◆ **Task to complete**
Return every line below in which "draw" appears.

◆ **Data to use**
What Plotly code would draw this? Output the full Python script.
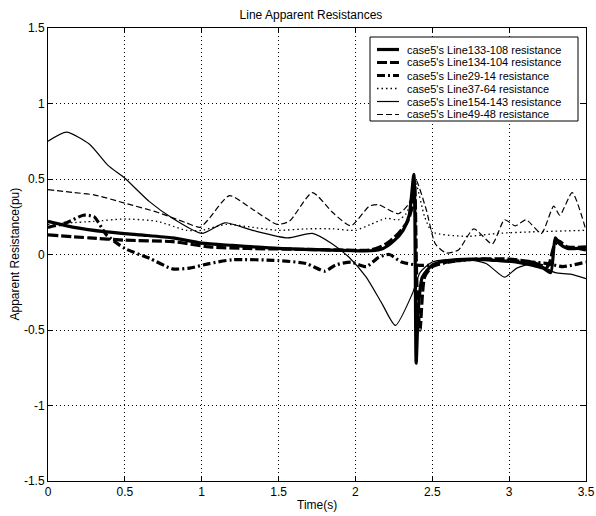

...

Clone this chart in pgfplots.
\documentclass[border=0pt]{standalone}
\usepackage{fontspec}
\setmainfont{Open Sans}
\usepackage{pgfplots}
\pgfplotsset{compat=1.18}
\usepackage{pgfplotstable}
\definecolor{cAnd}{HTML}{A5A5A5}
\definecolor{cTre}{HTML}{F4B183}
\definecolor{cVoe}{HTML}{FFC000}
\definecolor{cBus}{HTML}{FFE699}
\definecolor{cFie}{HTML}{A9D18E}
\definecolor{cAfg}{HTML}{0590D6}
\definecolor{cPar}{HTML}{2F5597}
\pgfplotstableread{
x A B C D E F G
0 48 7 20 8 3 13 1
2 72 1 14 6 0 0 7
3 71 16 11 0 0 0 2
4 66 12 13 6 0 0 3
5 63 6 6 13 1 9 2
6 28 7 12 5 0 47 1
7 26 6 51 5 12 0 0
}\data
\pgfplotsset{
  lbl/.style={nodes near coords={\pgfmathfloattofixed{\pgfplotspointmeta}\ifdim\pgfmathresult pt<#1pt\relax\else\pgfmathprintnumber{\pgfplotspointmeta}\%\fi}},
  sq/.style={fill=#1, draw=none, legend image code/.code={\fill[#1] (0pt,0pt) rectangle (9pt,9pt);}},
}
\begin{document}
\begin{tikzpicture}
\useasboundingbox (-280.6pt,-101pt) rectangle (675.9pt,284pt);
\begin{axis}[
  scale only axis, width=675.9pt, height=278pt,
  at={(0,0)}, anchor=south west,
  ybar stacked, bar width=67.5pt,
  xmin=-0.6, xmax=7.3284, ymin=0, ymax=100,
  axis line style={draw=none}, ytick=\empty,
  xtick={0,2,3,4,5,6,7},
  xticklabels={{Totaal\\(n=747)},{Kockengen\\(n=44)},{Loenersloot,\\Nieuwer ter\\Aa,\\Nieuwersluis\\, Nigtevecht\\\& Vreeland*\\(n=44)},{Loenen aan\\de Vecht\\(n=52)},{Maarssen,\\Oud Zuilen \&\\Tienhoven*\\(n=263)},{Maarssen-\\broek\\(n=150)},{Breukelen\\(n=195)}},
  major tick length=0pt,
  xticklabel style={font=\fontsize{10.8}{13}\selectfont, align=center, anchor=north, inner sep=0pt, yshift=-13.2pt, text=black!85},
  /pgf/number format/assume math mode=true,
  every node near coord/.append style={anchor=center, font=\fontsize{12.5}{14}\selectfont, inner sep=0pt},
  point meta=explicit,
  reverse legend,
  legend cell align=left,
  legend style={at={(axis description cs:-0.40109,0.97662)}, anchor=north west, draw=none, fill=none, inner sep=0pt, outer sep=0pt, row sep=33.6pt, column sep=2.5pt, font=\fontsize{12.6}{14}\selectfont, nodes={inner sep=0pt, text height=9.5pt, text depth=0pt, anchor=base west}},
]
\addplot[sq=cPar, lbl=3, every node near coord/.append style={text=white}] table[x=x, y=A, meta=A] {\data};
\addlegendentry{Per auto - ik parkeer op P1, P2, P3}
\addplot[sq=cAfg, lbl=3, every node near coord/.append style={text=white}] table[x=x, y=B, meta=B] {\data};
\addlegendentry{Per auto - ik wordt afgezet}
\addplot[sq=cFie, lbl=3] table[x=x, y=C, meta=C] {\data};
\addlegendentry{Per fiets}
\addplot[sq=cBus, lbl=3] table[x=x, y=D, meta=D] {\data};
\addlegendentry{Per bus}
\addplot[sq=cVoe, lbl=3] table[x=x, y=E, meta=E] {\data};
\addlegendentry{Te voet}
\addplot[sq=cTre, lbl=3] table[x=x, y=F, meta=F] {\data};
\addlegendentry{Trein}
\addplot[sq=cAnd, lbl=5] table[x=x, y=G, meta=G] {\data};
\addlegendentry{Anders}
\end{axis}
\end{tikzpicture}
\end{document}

◆ **Result below**
What Plotly code would draw this? Output the full Python script.
  sq/.style={fill=#1, draw=none, legend image code/.code={\fill[#1] (0pt,0pt) rectangle (9pt,9pt);}},
  axis line style={draw=none}, ytick=\empty,
  legend style={at={(axis description cs:-0.40109,0.97662)}, anchor=north west, draw=none, fill=none, inner sep=0pt, outer sep=0pt, row sep=33.6pt, column sep=2.5pt, font=\fontsize{12.6}{14}\selectfont, nodes={inner sep=0pt, text height=9.5pt, text depth=0pt, anchor=base west}},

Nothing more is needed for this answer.